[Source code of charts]
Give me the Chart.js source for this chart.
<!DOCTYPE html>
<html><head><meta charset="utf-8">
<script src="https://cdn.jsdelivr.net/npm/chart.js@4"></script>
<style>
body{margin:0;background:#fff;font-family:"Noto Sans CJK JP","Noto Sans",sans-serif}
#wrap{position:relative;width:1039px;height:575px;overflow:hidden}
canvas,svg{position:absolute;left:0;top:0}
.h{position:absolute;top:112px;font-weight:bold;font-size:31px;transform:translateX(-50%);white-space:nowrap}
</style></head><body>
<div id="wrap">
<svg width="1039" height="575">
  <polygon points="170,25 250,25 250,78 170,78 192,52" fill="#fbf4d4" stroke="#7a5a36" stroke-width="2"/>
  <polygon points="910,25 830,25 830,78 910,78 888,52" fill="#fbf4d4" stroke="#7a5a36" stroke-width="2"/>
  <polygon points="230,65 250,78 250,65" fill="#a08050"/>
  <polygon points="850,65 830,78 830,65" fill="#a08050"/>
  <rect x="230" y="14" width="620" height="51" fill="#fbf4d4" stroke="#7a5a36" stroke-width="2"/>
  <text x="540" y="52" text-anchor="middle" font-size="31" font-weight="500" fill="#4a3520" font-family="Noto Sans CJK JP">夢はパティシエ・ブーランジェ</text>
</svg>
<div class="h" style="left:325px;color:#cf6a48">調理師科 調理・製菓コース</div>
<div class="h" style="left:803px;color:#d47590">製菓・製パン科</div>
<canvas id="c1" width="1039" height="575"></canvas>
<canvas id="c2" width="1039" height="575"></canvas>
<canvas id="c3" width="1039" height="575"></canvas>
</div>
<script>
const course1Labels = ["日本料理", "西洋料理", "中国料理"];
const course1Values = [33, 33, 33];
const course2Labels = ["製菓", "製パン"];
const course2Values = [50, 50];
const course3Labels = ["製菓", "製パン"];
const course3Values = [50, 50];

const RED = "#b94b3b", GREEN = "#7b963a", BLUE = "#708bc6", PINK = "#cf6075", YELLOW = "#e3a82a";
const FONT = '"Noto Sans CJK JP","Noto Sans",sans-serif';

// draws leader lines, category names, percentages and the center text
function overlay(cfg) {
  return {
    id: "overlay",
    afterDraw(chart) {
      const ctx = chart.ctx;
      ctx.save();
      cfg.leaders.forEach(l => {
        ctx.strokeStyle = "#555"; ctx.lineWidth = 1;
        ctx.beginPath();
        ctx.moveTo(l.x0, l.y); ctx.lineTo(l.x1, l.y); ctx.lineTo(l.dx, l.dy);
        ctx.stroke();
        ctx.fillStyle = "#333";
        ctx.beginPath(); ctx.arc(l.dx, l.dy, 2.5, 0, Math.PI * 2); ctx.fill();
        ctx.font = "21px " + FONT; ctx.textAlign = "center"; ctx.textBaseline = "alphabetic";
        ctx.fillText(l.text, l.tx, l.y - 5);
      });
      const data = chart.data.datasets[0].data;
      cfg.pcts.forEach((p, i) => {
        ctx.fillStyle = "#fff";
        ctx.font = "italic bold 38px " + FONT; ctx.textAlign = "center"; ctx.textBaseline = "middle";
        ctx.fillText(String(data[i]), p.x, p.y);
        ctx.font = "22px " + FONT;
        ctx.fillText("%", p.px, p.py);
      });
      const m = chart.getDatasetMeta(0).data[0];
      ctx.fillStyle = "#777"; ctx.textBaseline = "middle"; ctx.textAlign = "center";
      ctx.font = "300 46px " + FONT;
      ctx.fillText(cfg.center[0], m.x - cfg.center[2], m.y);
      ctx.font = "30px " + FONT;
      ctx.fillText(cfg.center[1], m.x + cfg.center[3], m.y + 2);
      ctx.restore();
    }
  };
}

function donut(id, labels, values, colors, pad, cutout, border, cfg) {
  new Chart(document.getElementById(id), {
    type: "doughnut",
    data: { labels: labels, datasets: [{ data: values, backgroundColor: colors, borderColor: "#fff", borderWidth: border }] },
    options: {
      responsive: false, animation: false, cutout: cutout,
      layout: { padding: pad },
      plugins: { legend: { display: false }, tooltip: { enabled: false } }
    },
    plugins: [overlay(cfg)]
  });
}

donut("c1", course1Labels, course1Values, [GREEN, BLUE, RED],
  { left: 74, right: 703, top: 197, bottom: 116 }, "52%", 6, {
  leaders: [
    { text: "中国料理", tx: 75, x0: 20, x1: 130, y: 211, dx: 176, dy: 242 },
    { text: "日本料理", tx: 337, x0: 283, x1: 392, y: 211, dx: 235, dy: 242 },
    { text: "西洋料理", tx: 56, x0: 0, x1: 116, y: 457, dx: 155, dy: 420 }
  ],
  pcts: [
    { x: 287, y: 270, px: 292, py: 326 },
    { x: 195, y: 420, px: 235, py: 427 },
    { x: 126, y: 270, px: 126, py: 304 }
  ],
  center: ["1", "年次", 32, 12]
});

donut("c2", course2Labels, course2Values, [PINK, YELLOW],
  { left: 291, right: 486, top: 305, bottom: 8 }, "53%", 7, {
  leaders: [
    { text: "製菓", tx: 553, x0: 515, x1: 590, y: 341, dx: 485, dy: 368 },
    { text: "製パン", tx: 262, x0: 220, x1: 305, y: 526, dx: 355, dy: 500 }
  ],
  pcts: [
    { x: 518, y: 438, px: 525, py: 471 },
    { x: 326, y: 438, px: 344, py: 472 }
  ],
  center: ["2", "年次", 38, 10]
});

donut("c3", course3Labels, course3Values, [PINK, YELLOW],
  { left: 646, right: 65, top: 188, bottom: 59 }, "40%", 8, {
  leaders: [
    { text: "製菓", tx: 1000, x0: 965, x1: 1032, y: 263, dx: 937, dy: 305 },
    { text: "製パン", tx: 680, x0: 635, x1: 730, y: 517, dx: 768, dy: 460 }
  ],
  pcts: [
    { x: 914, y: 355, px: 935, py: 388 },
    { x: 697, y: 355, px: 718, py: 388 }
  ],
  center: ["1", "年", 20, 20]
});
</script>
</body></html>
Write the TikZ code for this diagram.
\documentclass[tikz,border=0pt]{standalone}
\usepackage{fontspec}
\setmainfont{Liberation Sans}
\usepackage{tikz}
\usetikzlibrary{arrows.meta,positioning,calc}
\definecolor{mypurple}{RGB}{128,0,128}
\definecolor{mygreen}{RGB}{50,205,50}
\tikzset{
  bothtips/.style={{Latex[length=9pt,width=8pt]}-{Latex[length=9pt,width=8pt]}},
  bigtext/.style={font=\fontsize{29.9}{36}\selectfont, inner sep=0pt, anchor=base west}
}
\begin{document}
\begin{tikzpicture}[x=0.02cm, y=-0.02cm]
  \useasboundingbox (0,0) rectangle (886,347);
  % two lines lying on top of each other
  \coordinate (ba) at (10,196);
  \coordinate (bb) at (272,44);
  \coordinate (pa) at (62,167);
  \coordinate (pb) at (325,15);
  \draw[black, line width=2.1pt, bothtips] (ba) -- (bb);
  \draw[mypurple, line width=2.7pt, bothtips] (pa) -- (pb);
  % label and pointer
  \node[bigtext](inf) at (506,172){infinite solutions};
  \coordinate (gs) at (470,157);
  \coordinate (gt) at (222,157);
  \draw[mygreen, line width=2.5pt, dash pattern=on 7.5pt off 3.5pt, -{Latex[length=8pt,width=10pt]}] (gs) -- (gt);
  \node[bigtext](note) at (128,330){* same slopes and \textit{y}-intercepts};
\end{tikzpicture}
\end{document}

### Exercise
Repeat all the records. Match each line exactly.

### Completed exercise
Give me the Chart.js source for this chart.
<!DOCTYPE html>
<html><head><meta charset="utf-8">
<script src="https://cdn.jsdelivr.net/npm/chart.js@4"></script>
<style>
body{margin:0;background:#fff;font-family:"Noto Sans CJK JP","Noto Sans",sans-serif}
#wrap{position:relative;width:1039px;height:575px;overflow:hidden}
canvas,svg{position:absolute;left:0;top:0}
.h{position:absolute;top:112px;font-weight:bold;font-size:31px;transform:translateX(-50%);white-space:nowrap}
</style></head><body>
<div id="wrap">
<svg width="1039" height="575">
  <polygon points="170,25 250,25 250,78 170,78 192,52" fill="#fbf4d4" stroke="#7a5a36" stroke-width="2"/>
  <polygon points="910,25 830,25 830,78 910,78 888,52" fill="#fbf4d4" stroke="#7a5a36" stroke-width="2"/>
  <polygon points="230,65 250,78 250,65" fill="#a08050"/>
  <polygon points="850,65 830,78 830,65" fill="#a08050"/>
  <rect x="230" y="14" width="620" height="51" fill="#fbf4d4" stroke="#7a5a36" stroke-width="2"/>
  <text x="540" y="52" text-anchor="middle" font-size="31" font-weight="500" fill="#4a3520" font-family="Noto Sans CJK JP">夢はパティシエ・ブーランジェ</text>
</svg>
<div class="h" style="left:325px;color:#cf6a48">調理師科 調理・製菓コース</div>
<div class="h" style="left:803px;color:#d47590">製菓・製パン科</div>
<canvas id="c1" width="1039" height="575"></canvas>
<canvas id="c2" width="1039" height="575"></canvas>
<canvas id="c3" width="1039" height="575"></canvas>
</div>
<script>
const course1Labels = ["日本料理", "西洋料理", "中国料理"];
const course1Values = [33, 33, 33];
const course2Labels = ["製菓", "製パン"];
const course2Values = [50, 50];
const course3Labels = ["製菓", "製パン"];
const course3Values = [50, 50];

const RED = "#b94b3b", GREEN = "#7b963a", BLUE = "#708bc6", PINK = "#cf6075", YELLOW = "#e3a82a";
const FONT = '"Noto Sans CJK JP","Noto Sans",sans-serif';

// draws leader lines, category names, percentages and the center text
function overlay(cfg) {
  return {
    id: "overlay",
    afterDraw(chart) {
      const ctx = chart.ctx;
      ctx.save();
      cfg.leaders.forEach(l => {
        ctx.strokeStyle = "#555"; ctx.lineWidth = 1;
        ctx.beginPath();
        ctx.moveTo(l.x0, l.y); ctx.lineTo(l.x1, l.y); ctx.lineTo(l.dx, l.dy);
        ctx.stroke();
        ctx.fillStyle = "#333";
        ctx.beginPath(); ctx.arc(l.dx, l.dy, 2.5, 0, Math.PI * 2); ctx.fill();
        ctx.font = "21px " + FONT; ctx.textAlign = "center"; ctx.textBaseline = "alphabetic";
        ctx.fillText(l.text, l.tx, l.y - 5);
      });
      const data = chart.data.datasets[0].data;
      cfg.pcts.forEach((p, i) => {
        ctx.fillStyle = "#fff";
        ctx.font = "italic bold 38px " + FONT; ctx.textAlign = "center"; ctx.textBaseline = "middle";
        ctx.fillText(String(data[i]), p.x, p.y);
        ctx.font = "22px " + FONT;
        ctx.fillText("%", p.px, p.py);
      });
      const m = chart.getDatasetMeta(0).data[0];
      ctx.fillStyle = "#777"; ctx.textBaseline = "middle"; ctx.textAlign = "center";
      ctx.font = "300 46px " + FONT;
      ctx.fillText(cfg.center[0], m.x - cfg.center[2], m.y);
      ctx.font = "30px " + FONT;
      ctx.fillText(cfg.center[1], m.x + cfg.center[3], m.y + 2);
      ctx.restore();
    }
  };
}

function donut(id, labels, values, colors, pad, cutout, border, cfg) {
  new Chart(document.getElementById(id), {
    type: "doughnut",
    data: { labels: labels, datasets: [{ data: values, backgroundColor: colors, borderColor: "#fff", borderWidth: border }] },
    options: {
      responsive: false, animation: false, cutout: cutout,
      layout: { padding: pad },
      plugins: { legend: { display: false }, tooltip: { enabled: false } }
    },
    plugins: [overlay(cfg)]
  });
}

donut("c1", course1Labels, course1Values, [GREEN, BLUE, RED],
  { left: 74, right: 703, top: 197, bottom: 116 }, "52%", 6, {
  leaders: [
    { text: "中国料理", tx: 75, x0: 20, x1: 130, y: 211, dx: 176, dy: 242 },
    { text: "日本料理", tx: 337, x0: 283, x1: 392, y: 211, dx: 235, dy: 242 },
    { text: "西洋料理", tx: 56, x0: 0, x1: 116, y: 457, dx: 155, dy: 420 }
  ],
  pcts: [
    { x: 287, y: 270, px: 292, py: 326 },
    { x: 195, y: 420, px: 235, py: 427 },
    { x: 126, y: 270, px: 126, py: 304 }
  ],
  center: ["1", "年次", 32, 12]
});

donut("c2", course2Labels, course2Values, [PINK, YELLOW],
  { left: 291, right: 486, top: 305, bottom: 8 }, "53%", 7, {
  leaders: [
    { text: "製菓", tx: 553, x0: 515, x1: 590, y: 341, dx: 485, dy: 368 },
    { text: "製パン", tx: 262, x0: 220, x1: 305, y: 526, dx: 355, dy: 500 }
  ],
  pcts: [
    { x: 518, y: 438, px: 525, py: 471 },
    { x: 326, y: 438, px: 344, py: 472 }
  ],
  center: ["2", "年次", 38, 10]
});

donut("c3", course3Labels, course3Values, [PINK, YELLOW],
  { left: 646, right: 65, top: 188, bottom: 59 }, "40%", 8, {
  leaders: [
    { text: "製菓", tx: 1000, x0: 965, x1: 1032, y: 263, dx: 937, dy: 305 },
    { text: "製パン", tx: 680, x0: 635, x1: 730, y: 517, dx: 768, dy: 460 }
  ],
  pcts: [
    { x: 914, y: 355, px: 935, py: 388 },
    { x: 697, y: 355, px: 718, py: 388 }
  ],
  center: ["1", "年", 20, 20]
});
</script>
</body></html>
Write the TikZ code for this diagram.
\documentclass[tikz,border=0pt]{standalone}
\usepackage{fontspec}
\setmainfont{Liberation Sans}
\usepackage{tikz}
\usetikzlibrary{arrows.meta,positioning,calc}
\definecolor{mypurple}{RGB}{128,0,128}
\definecolor{mygreen}{RGB}{50,205,50}
\tikzset{
  bothtips/.style={{Latex[length=9pt,width=8pt]}-{Latex[length=9pt,width=8pt]}},
  bigtext/.style={font=\fontsize{29.9}{36}\selectfont, inner sep=0pt, anchor=base west}
}
\begin{document}
\begin{tikzpicture}[x=0.02cm, y=-0.02cm]
  \useasboundingbox (0,0) rectangle (886,347);
  % two lines lying on top of each other
  \coordinate (ba) at (10,196);
  \coordinate (bb) at (272,44);
  \coordinate (pa) at (62,167);
  \coordinate (pb) at (325,15);
  \draw[black, line width=2.1pt, bothtips] (ba) -- (bb);
  \draw[mypurple, line width=2.7pt, bothtips] (pa) -- (pb);
  % label and pointer
  \node[bigtext](inf) at (506,172){infinite solutions};
  \coordinate (gs) at (470,157);
  \coordinate (gt) at (222,157);
  \draw[mygreen, line width=2.5pt, dash pattern=on 7.5pt off 3.5pt, -{Latex[length=8pt,width=10pt]}] (gs) -- (gt);
  \node[bigtext](note) at (128,330){* same slopes and \textit{y}-intercepts};
\end{tikzpicture}
\end{document}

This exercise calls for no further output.